-- start --
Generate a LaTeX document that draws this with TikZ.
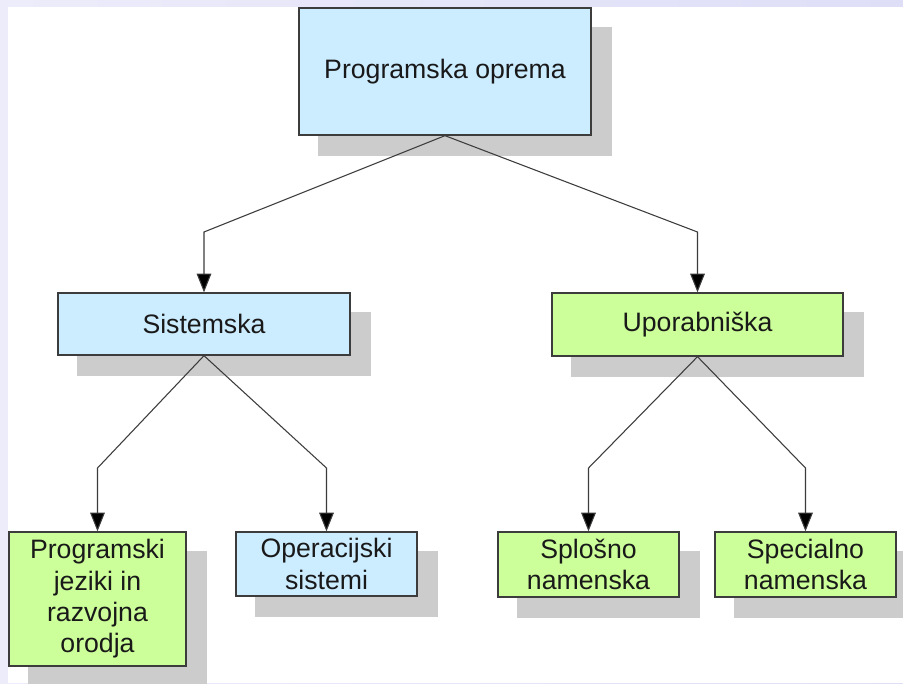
\documentclass[tikz,border=0pt]{standalone}
\usepackage{fontspec}
\setmainfont{Liberation Sans}
\usetikzlibrary{arrows.meta,backgrounds}
\definecolor{bluefill}{RGB}{204,236,255}
\definecolor{greenfill}{RGB}{204,255,153}
\definecolor{shadowgray}{RGB}{204,204,204}
\definecolor{edgegray}{RGB}{60,60,60}
\definecolor{lavender}{RGB}{222,222,247}
\definecolor{lavenderlight}{RGB}{236,236,250}
\begin{document}
\begin{tikzpicture}[x=0.75pt,y=-0.75pt,
  box/.style={draw=edgegray,line width=1pt,rectangle,inner sep=2pt,align=center,
    font=\fontsize{20}{23.5}\selectfont,text=black!90},
  bluebox/.style={box,fill=bluefill},
  greenbox/.style={box,fill=greenfill},
  sz/.style 2 args={minimum width=#1*0.75pt,minimum height=#2*0.75pt},
  conn/.style={draw=edgegray,line width=0.8pt,-{Triangle[length=14pt,width=11pt,fill=black]}}]
\useasboundingbox (0,0) rectangle (903,683);

\node[bluebox,sz={292}{127}] (top) at (445,71.5) {Programska oprema};
\node[bluebox,sz={292}{62}] (sist) at (204,324) {Sistemska};
\node[greenbox,sz={291}{63}] (upor) at (697.5,324.5) {Uporabniška};
\node[greenbox,sz={177}{134}] (prog) at (97.5,599) {Programski\\jeziki in\\razvojna\\orodja};
\node[bluebox,sz={181}{64}] (oper) at (326.5,564) {Operacijski\\sistemi};
\node[greenbox,sz={181}{65}] (splo) at (588.5,564.5) {Splošno\\namenska};
\node[greenbox,sz={181}{65}] (spec) at (805.5,564.5) {Specialno\\namenska};

\begin{scope}[on background layer]
\shade[left color=lavenderlight,right color=lavender] (0,0) rectangle (903,683);
\fill[white] (8,7) rectangle (903,683);
\foreach \n in {top,sist,upor,prog,oper,splo,spec}{
  \fill[shadowgray] ([shift={(20,20)}]\n.south west) rectangle ([shift={(20,20)}]\n.north east);
}
\end{scope}

\coordinate (e1) at (sist.north |- 0,232);
\coordinate (e2) at (upor.north |- 0,232);
\coordinate (e3) at (prog.north |- 0,468);
\coordinate (e4) at (oper.north |- 0,468);
\coordinate (e5) at (splo.north |- 0,468);
\coordinate (e6) at (spec.north |- 0,468);

\draw[conn] (top.south) -- (e1) -- (sist.north);
\draw[conn] (top.south) -- (e2) -- (upor.north);
\draw[conn] (sist.south) -- (e3) -- (prog.north);
\draw[conn] (sist.south) -- (e4) -- (oper.north);
\draw[conn] (upor.south) -- (e5) -- (splo.north);
\draw[conn] (upor.south) -- (e6) -- (spec.north);
\end{tikzpicture}
\end{document}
-- end --
# EXERCISE PROMPT
Exactly as they appear, print the lines of the listing above from its first line through the line that contains "(spec) at (805.5,564.5)", minus the pictures.

# CORRECT ANSWER
Generate a LaTeX document that draws this with TikZ.
\documentclass[tikz,border=0pt]{standalone}
\usepackage{fontspec}
\setmainfont{Liberation Sans}
\usetikzlibrary{arrows.meta,backgrounds}
\definecolor{bluefill}{RGB}{204,236,255}
\definecolor{greenfill}{RGB}{204,255,153}
\definecolor{shadowgray}{RGB}{204,204,204}
\definecolor{edgegray}{RGB}{60,60,60}
\definecolor{lavender}{RGB}{222,222,247}
\definecolor{lavenderlight}{RGB}{236,236,250}
\begin{document}
\begin{tikzpicture}[x=0.75pt,y=-0.75pt,
  box/.style={draw=edgegray,line width=1pt,rectangle,inner sep=2pt,align=center,
    font=\fontsize{20}{23.5}\selectfont,text=black!90},
  bluebox/.style={box,fill=bluefill},
  greenbox/.style={box,fill=greenfill},
  sz/.style 2 args={minimum width=#1*0.75pt,minimum height=#2*0.75pt},
  conn/.style={draw=edgegray,line width=0.8pt,-{Triangle[length=14pt,width=11pt,fill=black]}}]
\useasboundingbox (0,0) rectangle (903,683);

\node[bluebox,sz={292}{127}] (top) at (445,71.5) {Programska oprema};
\node[bluebox,sz={292}{62}] (sist) at (204,324) {Sistemska};
\node[greenbox,sz={291}{63}] (upor) at (697.5,324.5) {Uporabniška};
\node[greenbox,sz={177}{134}] (prog) at (97.5,599) {Programski\\jeziki in\\razvojna\\orodja};
\node[bluebox,sz={181}{64}] (oper) at (326.5,564) {Operacijski\\sistemi};
\node[greenbox,sz={181}{65}] (splo) at (588.5,564.5) {Splošno\\namenska};
\node[greenbox,sz={181}{65}] (spec) at (805.5,564.5) {Specialno\\namenska};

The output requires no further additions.